Daha bitmedi… Trabzonspor’un kendisine göre 8, TFF resmi kayıtlarına göre 7 şampiyonluğu var. Diyelim Trabzonspor iki kez daha şampiyon oldu. Kendine göre 10, T.F.F resmi kayıtlarına göre 9 şampiyonluğu olacak. O zaman gel de çık işin içinden. Bugün F.Bahçe’nin 5. yıldızı gibi Trabzonspor da resmi 9., kendilerine göre 10.şampiyonluk sonrasında 2.yıldızı talep edecek. 

Gelin n’olur vazgeçin şu YILDIZ işinden. Başınız çok ağrıyacak. Uygulamayı toptan kaldırın. Kimse takımını armadaki yıldız için sevmiyor inanın. Kahramanları var, yaşanmışlıkları var. Hüzünleri, sevinçleri var birikmiş. Onlar için seviyoruz bu takımları bizler. 

TFF konuyla ilgili komisyon kuracağını söylemiş. O komisyonda kim ve kimler olacağından tutun, komisyonun nerede toplanacağına, kaç saat toplanacağına kadar "dertlenir” bizim millet.

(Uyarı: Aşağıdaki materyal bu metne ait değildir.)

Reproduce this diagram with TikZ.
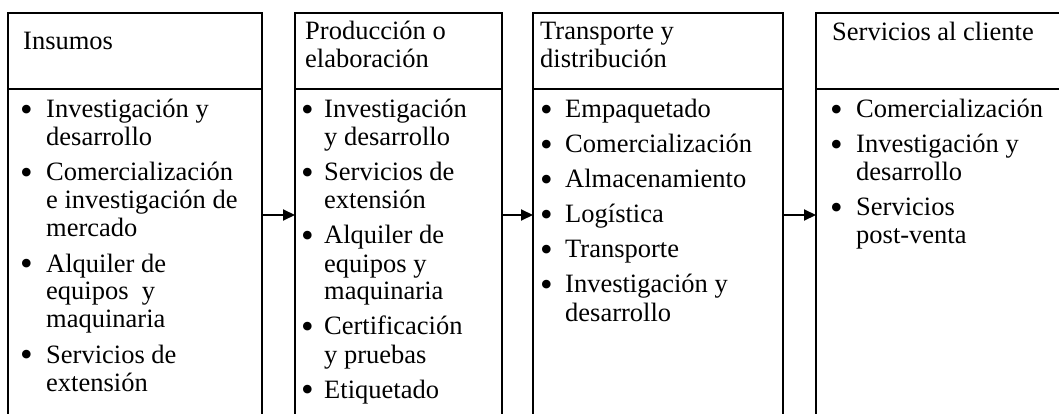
\documentclass[tikz,border=0pt]{standalone}
\usepackage{fontspec}
\setmainfont{Liberation Serif}
\usetikzlibrary{positioning,arrows.meta}

\newcommand{\bul}[1]{\makebox[#1][l]{\hspace{-4pt}\raisebox{-3.5pt}{\fontsize{36}{28}\selectfont\textbullet}}}

\tikzset{
  headbox/.style={draw, line width=2pt, inner sep=0pt, outer sep=0pt,
    minimum height=76pt, minimum width=#1},
  bodybox/.style={draw, line width=2pt, inner sep=0pt, outer sep=0pt,
    minimum height=345pt, minimum width=#1},
  headtxt/.style={inner sep=0pt, anchor=base west, align=left,
    font=\fontsize{26.5}{28}\selectfont},
  itemtxt/.style={inner sep=0pt, anchor=base west,
    font=\fontsize{26.5}{28}\selectfont},
  flow/.style={line width=2pt, -{Triangle[length=12pt,width=11pt]}}
}

\begin{document}
\begin{tikzpicture}[x=1pt,y=-1pt]
        \useasboundingbox (0,0) rectangle (1059,414);
        %% columns
        \node[headbox=254pt, anchor=north west] (ins) at (8,13) {};
        \node[bodybox=254pt, below=0pt of ins] (insb) {};
        \node[headbox=207pt, anchor=north west] (prod) at (295,13) {};
        \node[bodybox=207pt, below=0pt of prod] (prodb) {};
        \node[headbox=250pt, anchor=north west] (trans) at (533,13) {};
        \node[bodybox=250pt, below=0pt of trans] (transb) {};
        \node[headbox=254pt, anchor=north west] (serv) at (816,13) {};
        \node[bodybox=254pt, below=0pt of serv] (servb) {};
        %% titles (base = last line)
        \node[headtxt] (inst)   at (23,50)  {Insumos};
        \node[headtxt] (prodt)  at (305,68) {Producción o\\elaboración};
        \node[headtxt] (transt) at (540,68) {Transporte y\\distribución};
        \node[headtxt] (servt)  at (832,41) {Servicios al cliente};
        %% lists
        \node[itemtxt] (insi) at (24,118) {\begin{tabular}[t]{@{}l@{}l@{}}
          \bul{22pt} & Investigación y\\ & desarrollo\\[7pt]
          \bul{22pt} & Comercialización\\ & e investigación de\\ & mercado\\[7pt]
          \bul{22pt} & Alquiler de\\ & equipos~ y\\ & maquinaria\\[7pt]
          \bul{22pt} & Servicios de\\ & extensión
        \end{tabular}};
        \node[itemtxt] (prodi) at (305,118) {\begin{tabular}[t]{@{}l@{}l@{}}
          \bul{19pt} & Investigación\\ & y desarrollo\\[7pt]
          \bul{19pt} & Servicios de\\ & extensión\\[7pt]
          \bul{19pt} & Alquiler de\\ & equipos y\\ & maquinaria\\[7pt]
          \bul{19pt} & Certificación\\ & y pruebas\\[7pt]
          \bul{19pt} & Etiquetado
        \end{tabular}};
        \node[itemtxt] (transi) at (544,118) {\begin{tabular}[t]{@{}l@{}l@{}}
          \bul{21pt} & Empaquetado\\[7pt]
          \bul{21pt} & Comercialización\\[7pt]
          \bul{21pt} & Almacenamiento\\[7pt]
          \bul{21pt} & Logística\\[7pt]
          \bul{21pt} & Transporte\\[7pt]
          \bul{21pt} & Investigación y\\ & desarrollo
        \end{tabular}};
        \node[itemtxt] (servi) at (834,118) {\begin{tabular}[t]{@{}l@{}l@{}}
          \bul{22pt} & Comercialización\\[7pt]
          \bul{22pt} & Investigación y\\ & desarrollo\\[7pt]
          \bul{22pt} & Servicios\\ & post-venta
        \end{tabular}};
        %% arrows
        \coordinate (lvl) at (0,215);
        \draw[flow] (insb.east |- lvl) -- (prodb.west |- lvl);
        \draw[flow] (prodb.east |- lvl) -- (transb.west |- lvl);
        \draw[flow] (transb.east |- lvl) -- (servb.west |- lvl);
\end{tikzpicture}
\end{document}
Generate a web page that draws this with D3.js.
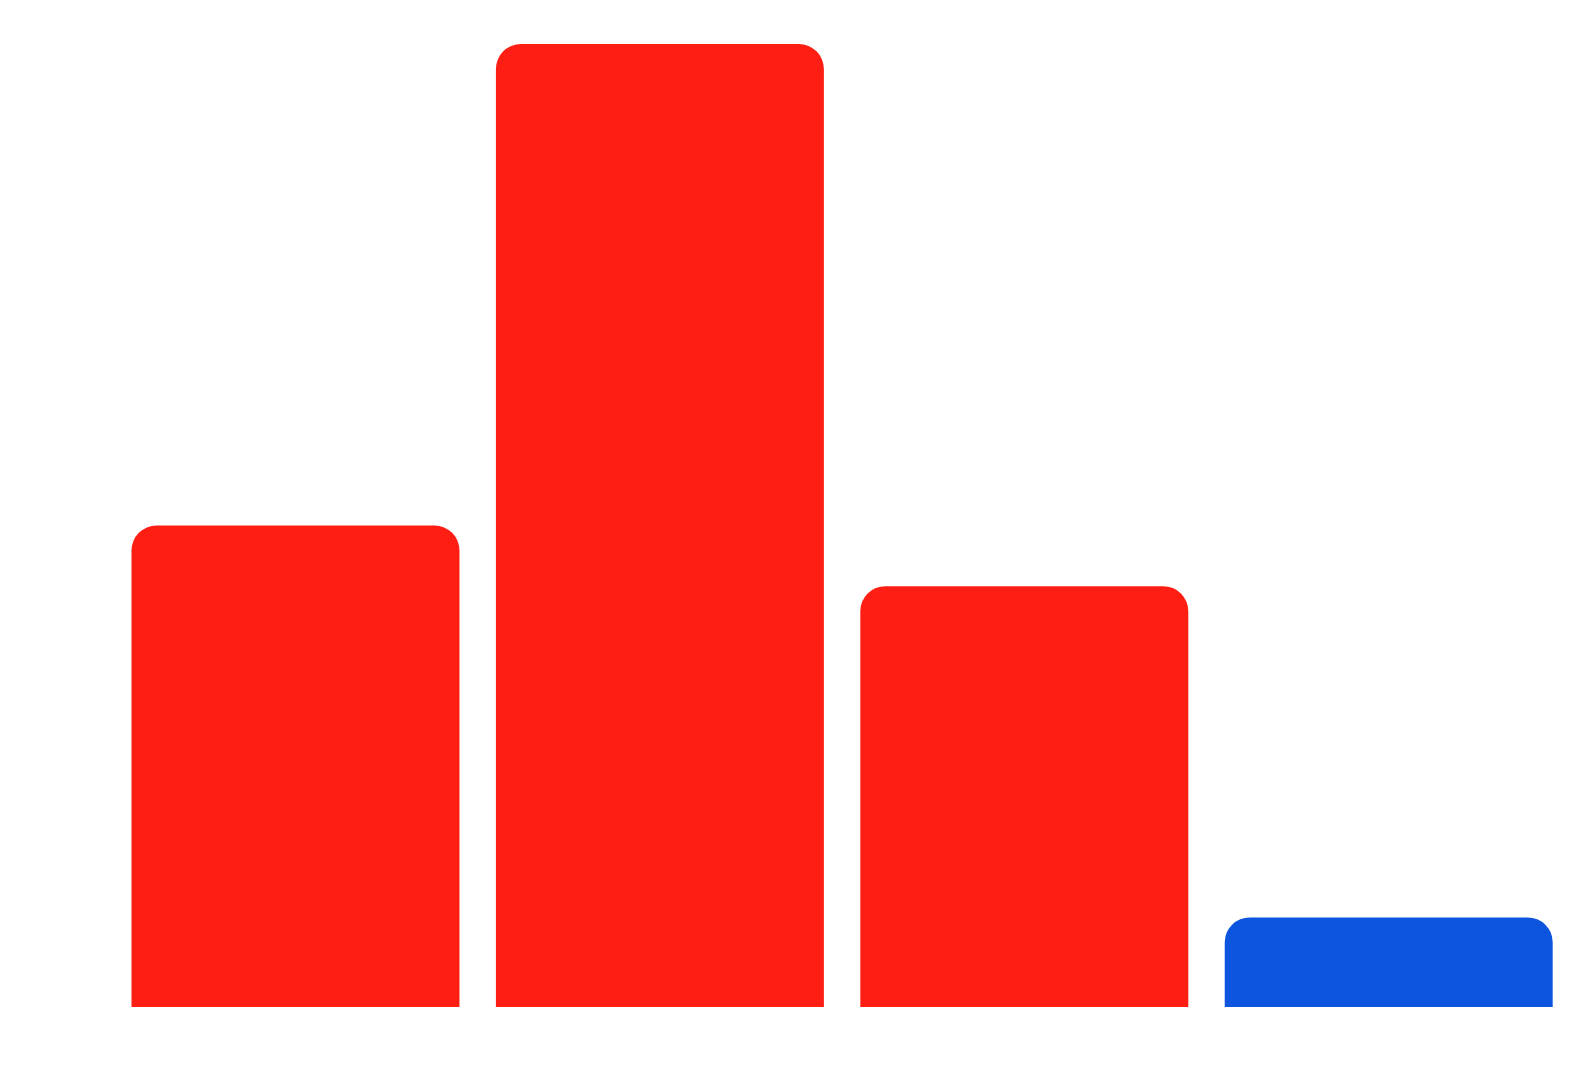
<!DOCTYPE html>
<html>
<head>
<meta charset="utf-8">
<script src="https://cdn.jsdelivr.net/npm/d3@7"></script>
<style>
  body { margin: 0; background: #fff; }
</style>
</head>
<body>
<div id="chart"></div>
<script>
// data
const categories = ["A", "B", "C", "D"];
const values = [50, 100, 43.7, 9.3];
const colors = ["#ff1e14", "#ff1e14", "#ff1e14", "#0d55de"];

const width = 1580, height = 1080;
const plot = {left: 131.5, right: 1552.7, top: 44, bottom: 1007};
const radius = 25;

let svg = d3.select("#chart")
  .append("svg")
  .attr("width", width)
  .attr("height", height);

let x = d3.scaleBand()
  .domain(categories)
  .range([plot.left, plot.right])
  .paddingInner(0.1)
  .paddingOuter(0);

let y = d3.scaleLinear()
  .domain([0, d3.max(values)])
  .range([plot.bottom, plot.top]);

// bar with rounded top corners only
function topRounded(x0, y0, w, h, r) {
  r = Math.min(r, h, w / 2);
  return `M${x0},${y0 + h}` +
    `V${y0 + r}` +
    `A${r},${r} 0 0 1 ${x0 + r},${y0}` +
    `H${x0 + w - r}` +
    `A${r},${r} 0 0 1 ${x0 + w},${y0 + r}` +
    `V${y0 + h}Z`;
}

let data = categories.map(function(c, i) { return {cat: c, value: values[i], color: colors[i]}; });

svg.selectAll("path.bar")
  .data(data)
  .enter()
  .append("path")
  .attr("class", "bar")
  .attr("fill", function(d) { return d.color; })
  .attr("d", function(d) {
    return topRounded(x(d.cat), y(d.value), x.bandwidth(), y(0) - y(d.value), radius);
  });
</script>
</body>
</html>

Komisyon kaç kişi olacak, başkan kim olacak? Tarafsız insanlar ne kadar taraflı, taraflı koyacağınız adamlar ne kadar yetkin? Bin dereden su gelir, getirilir!

Küçücük bir örnek vereyim. Milli Savunma Üniversitesi Rektörü değerli ağabeyim Prof.Dr. Erhan Afyoncu Türkiye’nin önde gelen tarihçilerindendir. Velev ki oraya girdi. Erhan abi deli gibi de Fenerbahçelidir. Orada vereceği kararı bilim adamı sıfatıyla mı verecek, taraftar sıfatıyla mı? Ben onun bilim adamlığını tartışmam da, ben kaç kişi kalacağım acaba! 

Tüm bu saçma tartışmalara, anlamsız polemiklere gerek yok! 

G.Saray’ı benim jenerasyonum Fatih Terim ile; Eser, Fettah, Raşit, Ali Çoban, Sefer, Metin, Ayhan, Haydar, İsmail, Yusuf, Semih, Erdal, Abramczyk, Hoçiç, Seydiç, B.Mustafa, Tanju, Uğur, Cevad, Derwall ile sevdi. 

Karşı yakada insanlar Alpaslan abiyle başladılar, Onur, Cem, Erdoğan, Selçuk, İlyas, Repçiç, Osman, Müjdat, Abdülkerim dediler. Oğuz, Aykut, Rıdvan, Arap İsmail, Turhan, Deli Nezihi, Küçük/Büyük Şenol dediler…

Anadolu’nun kavruk gençleri, Mehmet Ekşi, Samet, Ulvi, Kadir, Rıza, Ziya ile… Fikret, Rasim, Adem, Süleyman, Sinan, Metin, Ali, Feyyaz, Şifo, Sergen ile büyüdü kaç nesil!

Siz deli misiniz, divane misiniz? Gökteki yıldızlar hepimizin, sahadaki yıldızlar hepimizin, formadaki yıldızlar hiç önemli değil. 

Siz G.Saray’lı, F.Bahçe’li, Beşiktaş’lı olurken armadaki yıldıza mı armaya mı gönül verdiniz? 

Cevad Prekazi’nin, Rıdvan Dilmen’in, Metin Tekin’in formasında yıldız yoktu beyler. Yıldız onlardı, yıldız kadim tarihlerimizdir; yıldız taraftar olarak SİZSİNİZ!